Microsoft gets into sci-fi publishing with research-inspired short stories

18.11.2015
Microsoft is taking a novel approach to marketing its research projects with a series of free sci-fi short stories.

The “Future Visions” anthology, available as a free ebook, includes stories from eight prominent science fiction authors, along with a short graphic novel and original illustrations. Microsoft Research served as the inspiration, and as a resource as the authors wrote their stories.

The end result is a series of works that bear signs of Microsoftian influence. One story by Seanan McGuire, for instance, tells of a lifelike avatar that removes all conversational barriers for her deaf user, acting as a “highly advanced version of the old translation software that had been rolled out in the late 2010s.”

While the stories are decidedly PG, they aren’t entirely unquestioning of technology. In Greg Bear’s tale of quantum computing, a highly-advanced supercomputer appears to cause parallel universes to be inadvertently smashed together.

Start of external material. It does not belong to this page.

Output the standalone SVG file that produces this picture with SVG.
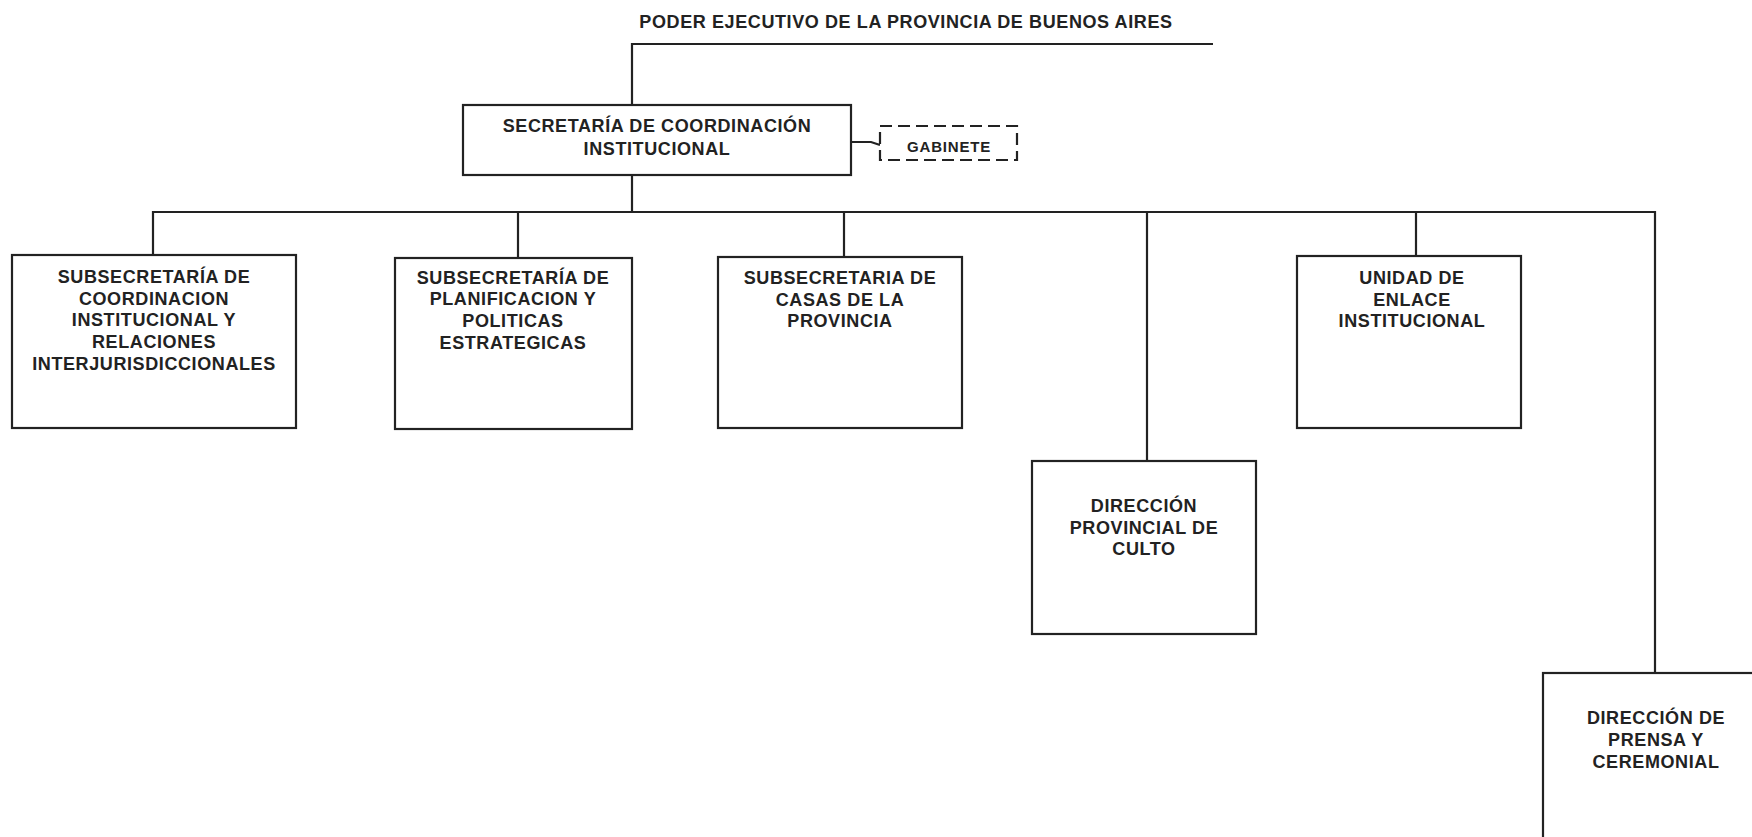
<svg xmlns="http://www.w3.org/2000/svg" width="1752" height="837" viewBox="0 0 1752 837">
<style>
.box{fill:#fff;stroke:#222;stroke-width:2.2}
.dash{fill:#fff;stroke:#222;stroke-width:2.2;stroke-dasharray:12 6}
.ln{fill:none;stroke:#222;stroke-width:2.2}
text{font-family:"Liberation Sans",Arial,sans-serif;font-weight:bold;font-size:18px;fill:#222;text-anchor:middle;letter-spacing:0.6px}
.sm{font-size:15px;letter-spacing:0.8px}
</style>
<rect width="1752" height="837" fill="#fff"/>
<text x="906" y="28">PODER EJECUTIVO DE LA PROVINCIA DE BUENOS AIRES</text>
<g id="connectors">
<polyline class="ln" points="632,105 632,44 1213,44"/>
<line class="ln" x1="632" y1="175" x2="632" y2="212"/>
<polyline class="ln" points="851,142 871,142 880,145"/>
<polyline class="ln" points="153,255 153,212 1655,212 1655,673"/>
<line class="ln" x1="518" y1="212" x2="518" y2="258"/>
<line class="ln" x1="844" y1="212" x2="844" y2="257"/>
<line class="ln" x1="1147" y1="212" x2="1147" y2="461"/>
<line class="ln" x1="1416" y1="212" x2="1416" y2="256"/>
</g>
<g id="secretaria">
<rect class="box" x="463" y="105" width="388" height="70"/>
<text x="657" y="132">SECRETARÍA DE COORDINACIÓN</text>
<text x="657" y="155">INSTITUCIONAL</text>
</g>
<g id="gabinete">
<rect class="dash" x="880" y="126" width="137" height="34"/>
<text class="sm" x="949" y="152">GABINETE</text>
</g>
<g id="subsec-coordinacion">
<rect class="box" x="12" y="255" width="284" height="173"/>
<text x="154" y="282.5">SUBSECRETARÍA DE</text>
<text x="154" y="304.5">COORDINACION</text>
<text x="154" y="326">INSTITUCIONAL Y</text>
<text x="154" y="347.5">RELACIONES</text>
<text x="154" y="369.5">INTERJURISDICCIONALES</text>
</g>
<g id="subsec-planificacion">
<rect class="box" x="395" y="258" width="237" height="171"/>
<text x="513" y="283.5">SUBSECRETARÍA DE</text>
<text x="513" y="305">PLANIFICACION Y</text>
<text x="513" y="326.5">POLITICAS</text>
<text x="513" y="348.5">ESTRATEGICAS</text>
</g>
<g id="subsec-casas">
<rect class="box" x="718" y="257" width="244" height="171"/>
<text x="840" y="283.5">SUBSECRETARIA DE</text>
<text x="840" y="305.5">CASAS DE LA</text>
<text x="840" y="327">PROVINCIA</text>
</g>
<g id="direccion-culto">
<rect class="box" x="1032" y="461" width="224" height="173"/>
<text x="1144" y="512">DIRECCIÓN</text>
<text x="1144" y="533.5">PROVINCIAL DE</text>
<text x="1144" y="555">CULTO</text>
</g>
<g id="unidad-enlace">
<rect class="box" x="1297" y="256" width="224" height="172"/>
<text x="1412" y="283.5">UNIDAD DE</text>
<text x="1412" y="305.5">ENLACE</text>
<text x="1412" y="327">INSTITUCIONAL</text>
</g>
<g id="direccion-prensa">
<rect class="box" x="1543" y="673" width="224" height="180"/>
<text x="1656" y="723.5">DIRECCIÓN DE</text>
<text x="1656" y="745.5">PRENSA Y</text>
<text x="1656" y="767.5">CEREMONIAL</text>
</g>
</svg>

For a free anthology, it’s a pretty hefty read, with the rough equivalent of at least a couple hundred printed pages. The ebook is available for Kindle, Nook, iBooks, and Kobo. Microsoft also says it’ll do a “very limited run” of hardcover print books, but has no plans to sell them.

Why this matters: Microsoft Research is notorious for showing off wild ideas that may never become commercial products, in an attempt to predict the next 10 years of computing. This project goes a step further, dreaming up the longer-term implications of Microsoft’s more ambitious efforts. If you can bear the subtle advertorial imprint, it could make for some decent reading.